Minimum viable implementation — add NER patterns incrementally:

# lamisema/nlp/english.py
import re
from typing import List
from lamisema.models import Entity
from lamisema.nlp.base import NLPBackend

# ASCII/Latin character range used as the primary script signal for English
_LATIN_RANGE = (0x0020, 0x007E)

class EnglishNLPBackend(NLPBackend):

    @property
    def language_code(self) -> str:
        return "en"

    @property
    def ocr_language(self) -> str:
        return "eng"  # Tesseract default

    def script_ratio(self, text: str) -> float:
        """Fraction of printable ASCII characters."""
        if not text:
            return 0.0
        latin = sum(1 for ch in text if _LATIN_RANGE[0] <= ord(ch) <= _LATIN_RANGE[1])
        return latin / len(text)

    def extract_entities(self, text: str) -> List[Entity]:
        """
        Add English-specific NER patterns here.
        Return an empty list until patterns are implemented.
        """
        entities = []
        # TODO: DATE patterns (YYYY-MM-DD, Month DD YYYY), USD/GBP currency,
        #       organization suffixes (Ltd, Inc, Corp, plc), etc.
        return entities

    def compute_confidence(self, text: str, extraction_method: str) -> float:
        if not text or len(text) < 10:
            return 0.05
        ratio = self.script_ratio(text)
        method_base = {
            "text_layer": 0.90,
            "tesseract": 0.72,
            "easyocr": 0.75,
        }.get(extraction_method, 0.50)
        return round(min((method_base * 0.60) + (ratio * 0.40), 1.0), 4)

3. Use it

from lamisema import LamiSema
from lamisema.nlp.english import EnglishNLPBackend

lamisema = LamiSema(nlp_backend=EnglishNLPBackend())

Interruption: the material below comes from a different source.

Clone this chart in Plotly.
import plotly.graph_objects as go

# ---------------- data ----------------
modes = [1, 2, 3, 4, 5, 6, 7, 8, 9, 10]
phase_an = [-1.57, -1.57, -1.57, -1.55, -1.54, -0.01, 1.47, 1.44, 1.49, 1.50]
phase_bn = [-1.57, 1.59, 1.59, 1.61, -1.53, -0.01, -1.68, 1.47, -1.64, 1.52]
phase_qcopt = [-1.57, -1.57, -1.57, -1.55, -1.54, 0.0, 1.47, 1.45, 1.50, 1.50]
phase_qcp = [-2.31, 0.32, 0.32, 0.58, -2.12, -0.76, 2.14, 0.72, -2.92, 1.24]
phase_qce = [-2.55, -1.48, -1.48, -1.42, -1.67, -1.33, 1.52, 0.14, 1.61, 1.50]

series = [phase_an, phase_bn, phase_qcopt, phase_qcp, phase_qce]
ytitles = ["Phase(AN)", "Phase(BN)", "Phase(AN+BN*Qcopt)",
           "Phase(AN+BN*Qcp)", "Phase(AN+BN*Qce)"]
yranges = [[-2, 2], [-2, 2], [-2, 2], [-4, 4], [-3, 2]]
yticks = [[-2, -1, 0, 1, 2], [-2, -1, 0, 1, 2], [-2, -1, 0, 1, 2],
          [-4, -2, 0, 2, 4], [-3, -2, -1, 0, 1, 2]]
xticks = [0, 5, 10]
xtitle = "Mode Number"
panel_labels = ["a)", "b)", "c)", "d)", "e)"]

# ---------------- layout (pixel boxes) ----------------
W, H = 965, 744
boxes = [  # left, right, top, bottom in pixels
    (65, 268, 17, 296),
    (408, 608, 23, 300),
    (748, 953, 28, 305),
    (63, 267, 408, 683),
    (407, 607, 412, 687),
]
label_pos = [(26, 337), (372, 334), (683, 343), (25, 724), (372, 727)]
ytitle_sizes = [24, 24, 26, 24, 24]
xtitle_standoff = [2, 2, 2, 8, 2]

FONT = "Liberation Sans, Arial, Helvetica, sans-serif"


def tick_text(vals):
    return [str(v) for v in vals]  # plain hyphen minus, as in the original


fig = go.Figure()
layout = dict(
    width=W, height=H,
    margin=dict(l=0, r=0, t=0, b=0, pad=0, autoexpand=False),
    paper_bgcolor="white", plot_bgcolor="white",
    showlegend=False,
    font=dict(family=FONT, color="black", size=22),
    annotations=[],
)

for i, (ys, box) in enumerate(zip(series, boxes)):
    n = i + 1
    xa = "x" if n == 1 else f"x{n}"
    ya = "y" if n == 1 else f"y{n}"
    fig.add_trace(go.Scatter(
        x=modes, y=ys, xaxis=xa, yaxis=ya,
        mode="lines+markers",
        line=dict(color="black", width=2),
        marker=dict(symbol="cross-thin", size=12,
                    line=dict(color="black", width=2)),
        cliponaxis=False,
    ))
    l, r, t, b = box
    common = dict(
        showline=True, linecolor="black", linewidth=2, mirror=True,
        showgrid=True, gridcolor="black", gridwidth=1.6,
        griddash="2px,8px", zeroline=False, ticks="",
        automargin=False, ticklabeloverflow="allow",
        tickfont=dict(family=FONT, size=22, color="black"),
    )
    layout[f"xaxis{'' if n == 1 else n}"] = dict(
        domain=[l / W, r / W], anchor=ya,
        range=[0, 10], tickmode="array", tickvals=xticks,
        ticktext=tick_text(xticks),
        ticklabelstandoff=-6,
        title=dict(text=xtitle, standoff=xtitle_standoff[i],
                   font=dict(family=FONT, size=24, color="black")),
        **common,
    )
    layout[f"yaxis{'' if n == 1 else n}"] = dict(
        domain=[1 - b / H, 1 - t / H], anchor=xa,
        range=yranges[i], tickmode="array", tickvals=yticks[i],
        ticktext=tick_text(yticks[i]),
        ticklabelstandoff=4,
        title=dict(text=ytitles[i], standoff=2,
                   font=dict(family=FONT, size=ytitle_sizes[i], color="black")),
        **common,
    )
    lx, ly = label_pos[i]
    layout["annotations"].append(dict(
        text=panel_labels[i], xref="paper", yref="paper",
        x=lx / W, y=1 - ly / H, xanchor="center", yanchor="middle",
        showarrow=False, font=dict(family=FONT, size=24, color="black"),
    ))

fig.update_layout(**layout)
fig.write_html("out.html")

with open("report.pdf", "rb") as f:
    result = lamisema.extract(f.read(), filename="report.pdf")

print(result.language)   # "en"
print(result.pages[0].entities)

4. Install the Tesseract language pack

# Ubuntu / Debian
sudo apt-get install tesseract-ocr-eng   # usually pre-installed

# macOS (all language packs included)
brew install tesseract tesseract-lang

# Verify
tesseract --list-langs | grep eng

Language Support Matrix

Language Code Tesseract pack Backend Status
Nepali (नेपाली) ne nep NepaliNLPBackend ✅ Default
Hindi (हिन्दी) hi hin Planned
English en eng Planned
Maithili (मैथिली) mai mai Planned
Newari (नेवारी) new Research

What Each Language Backend Should Implement

Feature Required Notes
language_code ISO 639-1 code
ocr_language Tesseract language string
script_ratio Quality signal for extraction
compute_confidence Per-page score
extract_entities Optional Can return [] — add NER incrementally
Date normalization Optional Language-specific calendar handling
Currency patterns Optional NPR, INR, USD, etc.

Notes

  • The OCR backend is separate from the NLP backend. The same TesseractBackend works for all languages; it reads nlp_backend.ocr_language to choose the recognition model.
  • Devanagari script is shared across Nepali, Hindi, Maithili, and Sanskrit. The script_ratio logic from NepaliNLPBackend can be reused as-is for any Devanagari-script language.
  • NER is purely additive. You can ship a backend with an empty extract_entities and add patterns in later versions without breaking the interface.